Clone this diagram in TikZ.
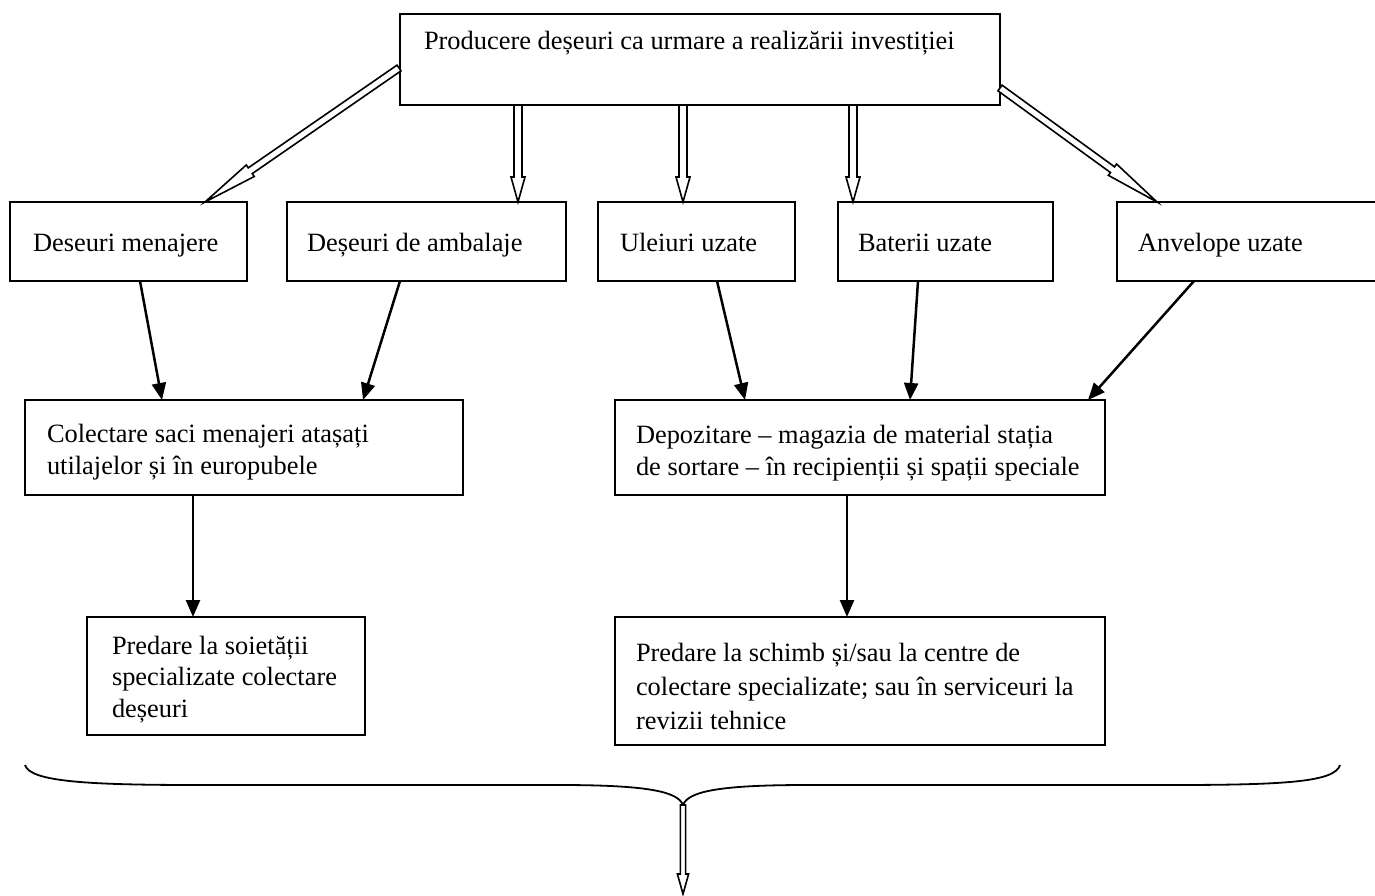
\documentclass[tikz,border=0pt]{standalone}
\usepackage{fontspec}
\setmainfont{Liberation Serif}
\usetikzlibrary{calc,arrows.meta}
\newcommand\mkbox[5]{\node[box, minimum width=#4pt, minimum height=#5pt] (#1) at (#2,#3) {};}
\newcommand\harr[6]{%
  \coordinate (#6h) at ($(#2)!#3!(#1)$);
  \draw[hol] ($(#1)!#4!90:(#2)$) -- ($(#6h)!#4!90:(#2)$) -- ($(#6h)!#5!90:(#2)$) -- (#2)
    -- ($(#6h)!#5!-90:(#2)$) -- ($(#6h)!#4!-90:(#2)$) -- ($(#1)!#4!-90:(#2)$) -- cycle;}
\begin{document}
\begin{tikzpicture}[x=0.5pt,y=-0.5pt,
  box/.style={draw, line width=0.9pt, anchor=north west, inner sep=0pt, outer sep=0pt},
  txt/.style={inner sep=0pt, outer sep=0pt, font=\fontsize{13.2}{16}\selectfont, align=left},
  arr/.style={line width=1.25pt, -{Triangle[length=8.5pt,width=7pt]}},
  hol/.style={draw, line width=0.8pt, fill=white, line join=miter}]
\useasboundingbox (0,0) rectangle (1375,895);
% boxes
\mkbox{top}{400}{14}{300}{45.5}
\mkbox{dm}{10}{202}{118.5}{39.5}
\mkbox{da}{287}{202}{139.5}{39.5}
\mkbox{ul}{598}{202}{98.5}{39.5}
\mkbox{bt}{838}{202}{107.5}{39.5}
\mkbox{an}{1117}{202}{139}{39.5}
\mkbox{col}{25}{400}{219}{47.5}
\mkbox{dep}{615}{400}{245}{47.5}
\mkbox{ps}{87}{617}{139}{59}
\mkbox{psch}{615}{617}{245}{64}
% texts
\node[txt, anchor=base west] (t0) at ($(top.north west)+(24,35)$) {Producere deșeuri ca urmare a realizării investiției};
\node[txt, anchor=base west] (t1) at ($(dm.south west)+(23,-30)$) {Deseuri menajere};
\node[txt, anchor=base west] (t2) at ($(da.south west)+(20,-30)$) {Deșeuri de ambalaje};
\node[txt, anchor=base west] (t3) at ($(ul.south west)+(22,-30)$) {Uleiuri uzate};
\node[txt, anchor=base west] (t4) at ($(bt.south west)+(20,-30)$) {Baterii uzate};
\node[txt, anchor=base west] (t5) at ($(an.south west)+(21,-30)$) {Anvelope uzate};
\node[txt, anchor=north west] (t6) at ($(col.north west)+(22,20)$) {\strut Colectare saci menajeri atașați\\utilajelor și în europubele};
\node[txt, anchor=north west] (t7) at ($(dep.north west)+(21,21)$) {\strut Depozitare – magazia de material stația\\de sortare – în recipienții și spații speciale};
\node[txt, anchor=north west, font=\fontsize{13.2}{15.8}\selectfont] (t8) at ($(ps.north west)+(25,15)$) {\strut Predare la soietății\\specializate colectare\\deșeuri};
\node[txt, anchor=north west, font=\fontsize{13.2}{17.2}\selectfont] (t9) at ($(psch.north west)+(21,20)$) {\strut Predare la schimb și/sau la centre de\\colectare specializate; sau în serviceuri la\\revizii tehnice};
% hollow arrows
\coordinate (hLs) at ($(top.north west)+(-1,54)$);
\coordinate (hLe) at ($(dm.north west)+(195,0)$);
\coordinate (h1s) at ($(top.south west)+(118,0)$);
\coordinate (h1e) at (h1s |- da.north);
\coordinate (h2s) at ($(top.south west)+(283,0)$);
\coordinate (h2e) at (h2s |- ul.north);
\coordinate (h3s) at ($(top.south west)+(453,0)$);
\coordinate (h3e) at (h3s |- bt.north);
\coordinate (hRs) at ($(top.north east)+(0,74)$);
\coordinate (hRe) at ($(an.north west)+(40,0)$);
\harr{hLs}{hLe}{27.5pt}{1.75pt}{3.5pt}{aL}
\harr{h1s}{h1e}{12.5pt}{2pt}{3.5pt}{a1}
\harr{h2s}{h2e}{12.5pt}{2pt}{3.5pt}{a2}
\harr{h3s}{h3e}{12.5pt}{2pt}{3.5pt}{a3}
\harr{hRs}{hRe}{27.5pt}{1.75pt}{3.5pt}{aR}
% black arrows
\draw[arr] ($(dm.south west)+(130,0)$) -- ($(col.north west)+(137,0)$);
\draw[arr] ($(da.south west)+(113,0)$) -- ($(col.north west)+(338,0)$);
\draw[arr] ($(ul.south west)+(119,0)$) -- ($(dep.north west)+(130,0)$);
\draw[arr] ($(bt.south west)+(80,0)$) -- ($(dep.north west)+(295,0)$);
\draw[arr] ($(an.south west)+(77,0)$) -- ($(dep.north west)+(473,0)$);
\coordinate (v1) at ($(col.south west)+(168,0)$);
\coordinate (v2) at ($(dep.south west)+(232,0)$);
\draw[arr] (v1) -- (v1 |- ps.north);
\draw[arr] (v2) -- (v2 |- psch.north);
% brace
\coordinate (cusp) at (683,805);
\coordinate (bend) at (683,894);
\draw[line width=0.9pt] (25,765) .. controls (30,782) and (90,785) .. (200,785) -- (560,785)
  .. controls (650,785) and (678,792) .. (cusp)
  .. controls (688,792) and (716,785) .. (806,785) -- (1170,785)
  .. controls (1285,785) and (1335,782) .. (1340,765);
\harr{cusp}{bend}{10pt}{1.3pt}{2.8pt}{aB}
\end{tikzpicture}
\end{document}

▸ **GIVEN TASK**
Reproduce the material in full, word for word, and omit the pictures.

▸ **TASK RESPONSE**
Clone this diagram in TikZ.
\documentclass[tikz,border=0pt]{standalone}
\usepackage{fontspec}
\setmainfont{Liberation Serif}
\usetikzlibrary{calc,arrows.meta}
\newcommand\mkbox[5]{\node[box, minimum width=#4pt, minimum height=#5pt] (#1) at (#2,#3) {};}
\newcommand\harr[6]{%
  \coordinate (#6h) at ($(#2)!#3!(#1)$);
  \draw[hol] ($(#1)!#4!90:(#2)$) -- ($(#6h)!#4!90:(#2)$) -- ($(#6h)!#5!90:(#2)$) -- (#2)
    -- ($(#6h)!#5!-90:(#2)$) -- ($(#6h)!#4!-90:(#2)$) -- ($(#1)!#4!-90:(#2)$) -- cycle;}
\begin{document}
\begin{tikzpicture}[x=0.5pt,y=-0.5pt,
  box/.style={draw, line width=0.9pt, anchor=north west, inner sep=0pt, outer sep=0pt},
  txt/.style={inner sep=0pt, outer sep=0pt, font=\fontsize{13.2}{16}\selectfont, align=left},
  arr/.style={line width=1.25pt, -{Triangle[length=8.5pt,width=7pt]}},
  hol/.style={draw, line width=0.8pt, fill=white, line join=miter}]
\useasboundingbox (0,0) rectangle (1375,895);
% boxes
\mkbox{top}{400}{14}{300}{45.5}
\mkbox{dm}{10}{202}{118.5}{39.5}
\mkbox{da}{287}{202}{139.5}{39.5}
\mkbox{ul}{598}{202}{98.5}{39.5}
\mkbox{bt}{838}{202}{107.5}{39.5}
\mkbox{an}{1117}{202}{139}{39.5}
\mkbox{col}{25}{400}{219}{47.5}
\mkbox{dep}{615}{400}{245}{47.5}
\mkbox{ps}{87}{617}{139}{59}
\mkbox{psch}{615}{617}{245}{64}
% texts
\node[txt, anchor=base west] (t0) at ($(top.north west)+(24,35)$) {Producere deșeuri ca urmare a realizării investiției};
\node[txt, anchor=base west] (t1) at ($(dm.south west)+(23,-30)$) {Deseuri menajere};
\node[txt, anchor=base west] (t2) at ($(da.south west)+(20,-30)$) {Deșeuri de ambalaje};
\node[txt, anchor=base west] (t3) at ($(ul.south west)+(22,-30)$) {Uleiuri uzate};
\node[txt, anchor=base west] (t4) at ($(bt.south west)+(20,-30)$) {Baterii uzate};
\node[txt, anchor=base west] (t5) at ($(an.south west)+(21,-30)$) {Anvelope uzate};
\node[txt, anchor=north west] (t6) at ($(col.north west)+(22,20)$) {\strut Colectare saci menajeri atașați\\utilajelor și în europubele};
\node[txt, anchor=north west] (t7) at ($(dep.north west)+(21,21)$) {\strut Depozitare – magazia de material stația\\de sortare – în recipienții și spații speciale};
\node[txt, anchor=north west, font=\fontsize{13.2}{15.8}\selectfont] (t8) at ($(ps.north west)+(25,15)$) {\strut Predare la soietății\\specializate colectare\\deșeuri};
\node[txt, anchor=north west, font=\fontsize{13.2}{17.2}\selectfont] (t9) at ($(psch.north west)+(21,20)$) {\strut Predare la schimb și/sau la centre de\\colectare specializate; sau în serviceuri la\\revizii tehnice};
% hollow arrows
\coordinate (hLs) at ($(top.north west)+(-1,54)$);
\coordinate (hLe) at ($(dm.north west)+(195,0)$);
\coordinate (h1s) at ($(top.south west)+(118,0)$);
\coordinate (h1e) at (h1s |- da.north);
\coordinate (h2s) at ($(top.south west)+(283,0)$);
\coordinate (h2e) at (h2s |- ul.north);
\coordinate (h3s) at ($(top.south west)+(453,0)$);
\coordinate (h3e) at (h3s |- bt.north);
\coordinate (hRs) at ($(top.north east)+(0,74)$);
\coordinate (hRe) at ($(an.north west)+(40,0)$);
\harr{hLs}{hLe}{27.5pt}{1.75pt}{3.5pt}{aL}
\harr{h1s}{h1e}{12.5pt}{2pt}{3.5pt}{a1}
\harr{h2s}{h2e}{12.5pt}{2pt}{3.5pt}{a2}
\harr{h3s}{h3e}{12.5pt}{2pt}{3.5pt}{a3}
\harr{hRs}{hRe}{27.5pt}{1.75pt}{3.5pt}{aR}
% black arrows
\draw[arr] ($(dm.south west)+(130,0)$) -- ($(col.north west)+(137,0)$);
\draw[arr] ($(da.south west)+(113,0)$) -- ($(col.north west)+(338,0)$);
\draw[arr] ($(ul.south west)+(119,0)$) -- ($(dep.north west)+(130,0)$);
\draw[arr] ($(bt.south west)+(80,0)$) -- ($(dep.north west)+(295,0)$);
\draw[arr] ($(an.south west)+(77,0)$) -- ($(dep.north west)+(473,0)$);
\coordinate (v1) at ($(col.south west)+(168,0)$);
\coordinate (v2) at ($(dep.south west)+(232,0)$);
\draw[arr] (v1) -- (v1 |- ps.north);
\draw[arr] (v2) -- (v2 |- psch.north);
% brace
\coordinate (cusp) at (683,805);
\coordinate (bend) at (683,894);
\draw[line width=0.9pt] (25,765) .. controls (30,782) and (90,785) .. (200,785) -- (560,785)
  .. controls (650,785) and (678,792) .. (cusp)
  .. controls (688,792) and (716,785) .. (806,785) -- (1170,785)
  .. controls (1285,785) and (1335,782) .. (1340,765);
\harr{cusp}{bend}{10pt}{1.3pt}{2.8pt}{aB}
\end{tikzpicture}
\end{document}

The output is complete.